Problem requirements — Give the listing again character for character, but drop the images.
— Start —
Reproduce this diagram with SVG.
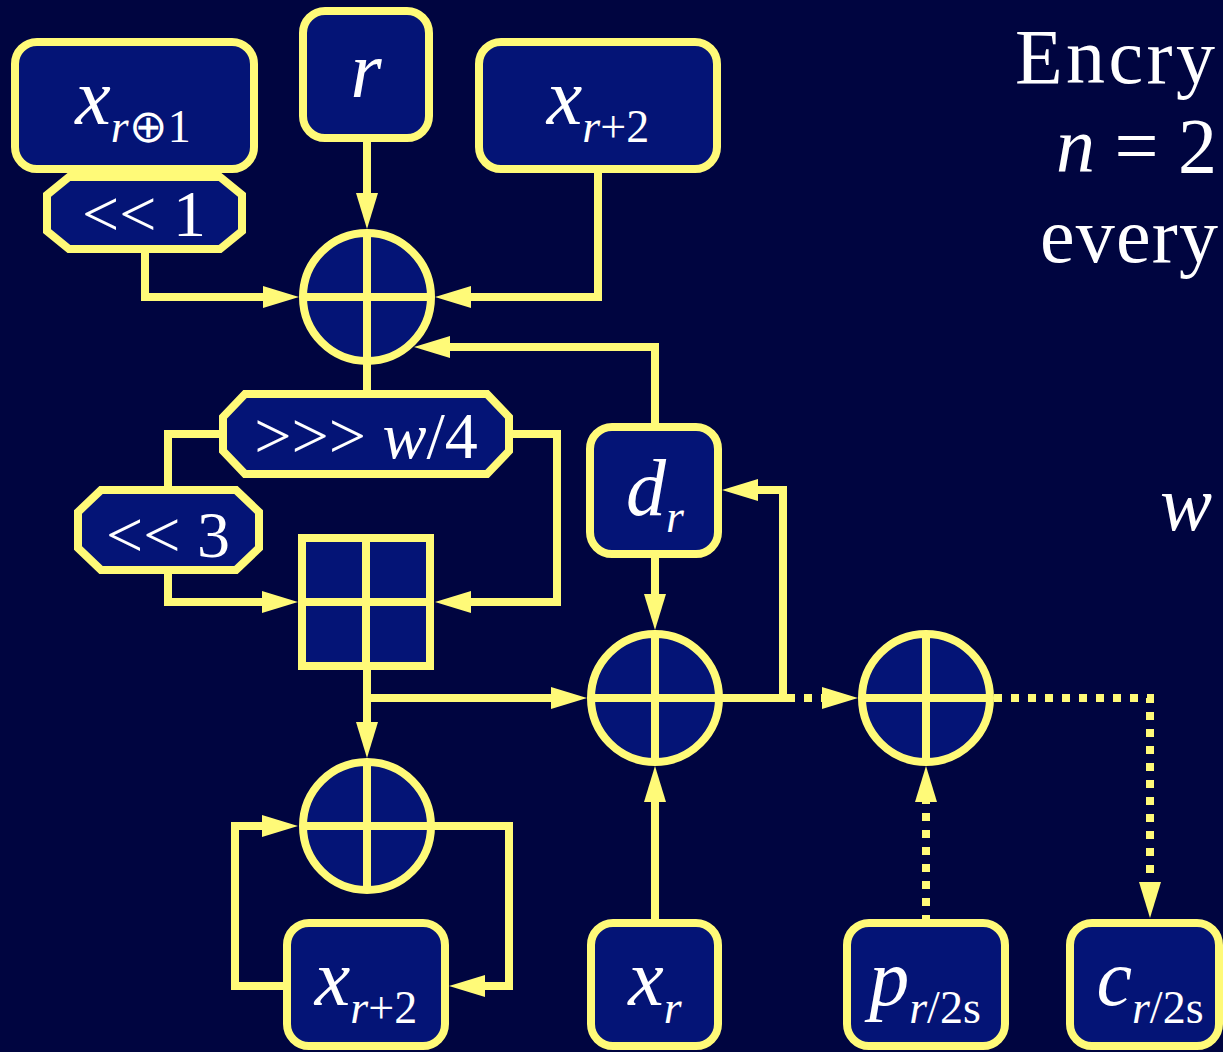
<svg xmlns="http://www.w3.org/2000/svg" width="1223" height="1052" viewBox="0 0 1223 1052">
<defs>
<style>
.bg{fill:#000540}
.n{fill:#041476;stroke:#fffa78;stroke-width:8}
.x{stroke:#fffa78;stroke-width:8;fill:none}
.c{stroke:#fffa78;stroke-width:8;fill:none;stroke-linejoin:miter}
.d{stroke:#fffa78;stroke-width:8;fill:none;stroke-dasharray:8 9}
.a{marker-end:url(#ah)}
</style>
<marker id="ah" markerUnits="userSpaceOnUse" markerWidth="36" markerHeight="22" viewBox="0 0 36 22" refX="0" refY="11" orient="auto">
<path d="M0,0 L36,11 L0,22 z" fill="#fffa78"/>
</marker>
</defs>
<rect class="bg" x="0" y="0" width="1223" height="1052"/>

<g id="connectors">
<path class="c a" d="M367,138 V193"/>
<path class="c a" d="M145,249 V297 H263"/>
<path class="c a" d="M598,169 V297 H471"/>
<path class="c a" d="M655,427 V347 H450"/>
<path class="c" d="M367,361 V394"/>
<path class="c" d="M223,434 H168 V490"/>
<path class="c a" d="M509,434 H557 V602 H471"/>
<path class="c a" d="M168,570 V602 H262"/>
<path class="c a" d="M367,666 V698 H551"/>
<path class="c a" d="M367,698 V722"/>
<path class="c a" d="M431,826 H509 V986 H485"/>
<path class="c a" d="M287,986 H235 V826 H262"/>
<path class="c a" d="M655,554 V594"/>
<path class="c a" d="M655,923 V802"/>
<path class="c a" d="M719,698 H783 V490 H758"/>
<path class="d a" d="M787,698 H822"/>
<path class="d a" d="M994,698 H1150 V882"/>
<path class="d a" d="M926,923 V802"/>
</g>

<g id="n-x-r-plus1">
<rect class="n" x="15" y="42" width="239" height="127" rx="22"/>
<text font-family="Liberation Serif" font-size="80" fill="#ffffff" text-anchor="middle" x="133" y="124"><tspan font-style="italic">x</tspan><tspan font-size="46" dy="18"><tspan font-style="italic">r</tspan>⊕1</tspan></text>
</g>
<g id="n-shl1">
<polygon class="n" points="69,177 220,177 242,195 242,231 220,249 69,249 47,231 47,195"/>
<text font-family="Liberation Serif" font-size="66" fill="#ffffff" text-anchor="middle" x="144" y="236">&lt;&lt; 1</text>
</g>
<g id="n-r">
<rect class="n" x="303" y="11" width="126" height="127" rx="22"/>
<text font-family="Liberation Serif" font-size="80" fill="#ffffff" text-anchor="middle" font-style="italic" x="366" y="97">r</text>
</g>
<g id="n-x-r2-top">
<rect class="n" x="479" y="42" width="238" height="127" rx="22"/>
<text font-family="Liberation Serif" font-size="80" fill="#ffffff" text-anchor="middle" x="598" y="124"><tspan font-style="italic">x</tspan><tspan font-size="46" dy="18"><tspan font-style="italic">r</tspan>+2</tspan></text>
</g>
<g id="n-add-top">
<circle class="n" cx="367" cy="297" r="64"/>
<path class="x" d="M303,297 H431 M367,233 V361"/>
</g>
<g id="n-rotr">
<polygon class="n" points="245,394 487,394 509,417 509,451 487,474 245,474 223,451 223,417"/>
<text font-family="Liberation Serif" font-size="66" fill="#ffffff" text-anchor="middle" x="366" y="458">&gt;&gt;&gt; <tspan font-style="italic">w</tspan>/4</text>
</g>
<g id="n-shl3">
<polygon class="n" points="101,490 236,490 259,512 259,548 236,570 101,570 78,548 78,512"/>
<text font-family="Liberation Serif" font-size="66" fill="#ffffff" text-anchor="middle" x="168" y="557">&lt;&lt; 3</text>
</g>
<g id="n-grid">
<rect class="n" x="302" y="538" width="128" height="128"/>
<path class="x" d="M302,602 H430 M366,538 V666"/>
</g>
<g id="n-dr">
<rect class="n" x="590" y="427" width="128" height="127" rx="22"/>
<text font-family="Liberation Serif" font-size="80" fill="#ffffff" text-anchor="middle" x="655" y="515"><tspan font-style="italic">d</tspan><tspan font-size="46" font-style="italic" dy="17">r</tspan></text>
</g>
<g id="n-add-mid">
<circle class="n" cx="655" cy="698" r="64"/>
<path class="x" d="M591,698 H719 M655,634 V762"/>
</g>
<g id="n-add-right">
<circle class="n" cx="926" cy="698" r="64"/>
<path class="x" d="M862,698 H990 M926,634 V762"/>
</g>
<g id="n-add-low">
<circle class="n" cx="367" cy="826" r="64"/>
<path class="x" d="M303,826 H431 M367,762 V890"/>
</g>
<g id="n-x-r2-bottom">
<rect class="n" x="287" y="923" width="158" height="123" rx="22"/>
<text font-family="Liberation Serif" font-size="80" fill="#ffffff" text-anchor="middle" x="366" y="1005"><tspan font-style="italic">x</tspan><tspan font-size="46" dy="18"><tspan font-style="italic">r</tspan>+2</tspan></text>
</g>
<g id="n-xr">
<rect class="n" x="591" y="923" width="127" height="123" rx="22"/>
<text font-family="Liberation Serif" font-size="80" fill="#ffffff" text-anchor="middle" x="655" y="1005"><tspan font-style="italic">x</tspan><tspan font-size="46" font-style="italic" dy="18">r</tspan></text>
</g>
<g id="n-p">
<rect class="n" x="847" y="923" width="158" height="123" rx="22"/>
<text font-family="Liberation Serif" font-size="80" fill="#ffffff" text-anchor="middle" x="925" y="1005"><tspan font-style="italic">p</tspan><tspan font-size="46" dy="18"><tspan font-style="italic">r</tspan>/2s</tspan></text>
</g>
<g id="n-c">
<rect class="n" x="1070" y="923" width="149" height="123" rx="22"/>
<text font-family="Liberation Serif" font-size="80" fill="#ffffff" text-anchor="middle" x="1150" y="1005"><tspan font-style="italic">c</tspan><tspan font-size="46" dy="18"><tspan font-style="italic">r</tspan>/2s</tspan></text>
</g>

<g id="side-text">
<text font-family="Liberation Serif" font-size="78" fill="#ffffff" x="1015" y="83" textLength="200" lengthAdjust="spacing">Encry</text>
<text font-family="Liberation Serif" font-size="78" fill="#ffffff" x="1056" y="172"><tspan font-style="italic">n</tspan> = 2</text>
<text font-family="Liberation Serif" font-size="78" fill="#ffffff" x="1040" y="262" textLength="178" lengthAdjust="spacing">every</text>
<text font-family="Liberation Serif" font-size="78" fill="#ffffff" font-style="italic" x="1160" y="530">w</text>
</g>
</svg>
— End —
Output —
Reproduce this diagram with SVG.
<svg xmlns="http://www.w3.org/2000/svg" width="1223" height="1052" viewBox="0 0 1223 1052">
<defs>
<style>
.bg{fill:#000540}
.n{fill:#041476;stroke:#fffa78;stroke-width:8}
.x{stroke:#fffa78;stroke-width:8;fill:none}
.c{stroke:#fffa78;stroke-width:8;fill:none;stroke-linejoin:miter}
.d{stroke:#fffa78;stroke-width:8;fill:none;stroke-dasharray:8 9}
.a{marker-end:url(#ah)}
</style>
<marker id="ah" markerUnits="userSpaceOnUse" markerWidth="36" markerHeight="22" viewBox="0 0 36 22" refX="0" refY="11" orient="auto">
<path d="M0,0 L36,11 L0,22 z" fill="#fffa78"/>
</marker>
</defs>
<rect class="bg" x="0" y="0" width="1223" height="1052"/>

<g id="connectors">
<path class="c a" d="M367,138 V193"/>
<path class="c a" d="M145,249 V297 H263"/>
<path class="c a" d="M598,169 V297 H471"/>
<path class="c a" d="M655,427 V347 H450"/>
<path class="c" d="M367,361 V394"/>
<path class="c" d="M223,434 H168 V490"/>
<path class="c a" d="M509,434 H557 V602 H471"/>
<path class="c a" d="M168,570 V602 H262"/>
<path class="c a" d="M367,666 V698 H551"/>
<path class="c a" d="M367,698 V722"/>
<path class="c a" d="M431,826 H509 V986 H485"/>
<path class="c a" d="M287,986 H235 V826 H262"/>
<path class="c a" d="M655,554 V594"/>
<path class="c a" d="M655,923 V802"/>
<path class="c a" d="M719,698 H783 V490 H758"/>
<path class="d a" d="M787,698 H822"/>
<path class="d a" d="M994,698 H1150 V882"/>
<path class="d a" d="M926,923 V802"/>
</g>

<g id="n-x-r-plus1">
<rect class="n" x="15" y="42" width="239" height="127" rx="22"/>
<text font-family="Liberation Serif" font-size="80" fill="#ffffff" text-anchor="middle" x="133" y="124"><tspan font-style="italic">x</tspan><tspan font-size="46" dy="18"><tspan font-style="italic">r</tspan>⊕1</tspan></text>
</g>
<g id="n-shl1">
<polygon class="n" points="69,177 220,177 242,195 242,231 220,249 69,249 47,231 47,195"/>
<text font-family="Liberation Serif" font-size="66" fill="#ffffff" text-anchor="middle" x="144" y="236">&lt;&lt; 1</text>
</g>
<g id="n-r">
<rect class="n" x="303" y="11" width="126" height="127" rx="22"/>
<text font-family="Liberation Serif" font-size="80" fill="#ffffff" text-anchor="middle" font-style="italic" x="366" y="97">r</text>
</g>
<g id="n-x-r2-top">
<rect class="n" x="479" y="42" width="238" height="127" rx="22"/>
<text font-family="Liberation Serif" font-size="80" fill="#ffffff" text-anchor="middle" x="598" y="124"><tspan font-style="italic">x</tspan><tspan font-size="46" dy="18"><tspan font-style="italic">r</tspan>+2</tspan></text>
</g>
<g id="n-add-top">
<circle class="n" cx="367" cy="297" r="64"/>
<path class="x" d="M303,297 H431 M367,233 V361"/>
</g>
<g id="n-rotr">
<polygon class="n" points="245,394 487,394 509,417 509,451 487,474 245,474 223,451 223,417"/>
<text font-family="Liberation Serif" font-size="66" fill="#ffffff" text-anchor="middle" x="366" y="458">&gt;&gt;&gt; <tspan font-style="italic">w</tspan>/4</text>
</g>
<g id="n-shl3">
<polygon class="n" points="101,490 236,490 259,512 259,548 236,570 101,570 78,548 78,512"/>
<text font-family="Liberation Serif" font-size="66" fill="#ffffff" text-anchor="middle" x="168" y="557">&lt;&lt; 3</text>
</g>
<g id="n-grid">
<rect class="n" x="302" y="538" width="128" height="128"/>
<path class="x" d="M302,602 H430 M366,538 V666"/>
</g>
<g id="n-dr">
<rect class="n" x="590" y="427" width="128" height="127" rx="22"/>
<text font-family="Liberation Serif" font-size="80" fill="#ffffff" text-anchor="middle" x="655" y="515"><tspan font-style="italic">d</tspan><tspan font-size="46" font-style="italic" dy="17">r</tspan></text>
</g>
<g id="n-add-mid">
<circle class="n" cx="655" cy="698" r="64"/>
<path class="x" d="M591,698 H719 M655,634 V762"/>
</g>
<g id="n-add-right">
<circle class="n" cx="926" cy="698" r="64"/>
<path class="x" d="M862,698 H990 M926,634 V762"/>
</g>
<g id="n-add-low">
<circle class="n" cx="367" cy="826" r="64"/>
<path class="x" d="M303,826 H431 M367,762 V890"/>
</g>
<g id="n-x-r2-bottom">
<rect class="n" x="287" y="923" width="158" height="123" rx="22"/>
<text font-family="Liberation Serif" font-size="80" fill="#ffffff" text-anchor="middle" x="366" y="1005"><tspan font-style="italic">x</tspan><tspan font-size="46" dy="18"><tspan font-style="italic">r</tspan>+2</tspan></text>
</g>
<g id="n-xr">
<rect class="n" x="591" y="923" width="127" height="123" rx="22"/>
<text font-family="Liberation Serif" font-size="80" fill="#ffffff" text-anchor="middle" x="655" y="1005"><tspan font-style="italic">x</tspan><tspan font-size="46" font-style="italic" dy="18">r</tspan></text>
</g>
<g id="n-p">
<rect class="n" x="847" y="923" width="158" height="123" rx="22"/>
<text font-family="Liberation Serif" font-size="80" fill="#ffffff" text-anchor="middle" x="925" y="1005"><tspan font-style="italic">p</tspan><tspan font-size="46" dy="18"><tspan font-style="italic">r</tspan>/2s</tspan></text>
</g>
<g id="n-c">
<rect class="n" x="1070" y="923" width="149" height="123" rx="22"/>
<text font-family="Liberation Serif" font-size="80" fill="#ffffff" text-anchor="middle" x="1150" y="1005"><tspan font-style="italic">c</tspan><tspan font-size="46" dy="18"><tspan font-style="italic">r</tspan>/2s</tspan></text>
</g>

<g id="side-text">
<text font-family="Liberation Serif" font-size="78" fill="#ffffff" x="1015" y="83" textLength="200" lengthAdjust="spacing">Encry</text>
<text font-family="Liberation Serif" font-size="78" fill="#ffffff" x="1056" y="172"><tspan font-style="italic">n</tspan> = 2</text>
<text font-family="Liberation Serif" font-size="78" fill="#ffffff" x="1040" y="262" textLength="178" lengthAdjust="spacing">every</text>
<text font-family="Liberation Serif" font-size="78" fill="#ffffff" font-style="italic" x="1160" y="530">w</text>
</g>
</svg>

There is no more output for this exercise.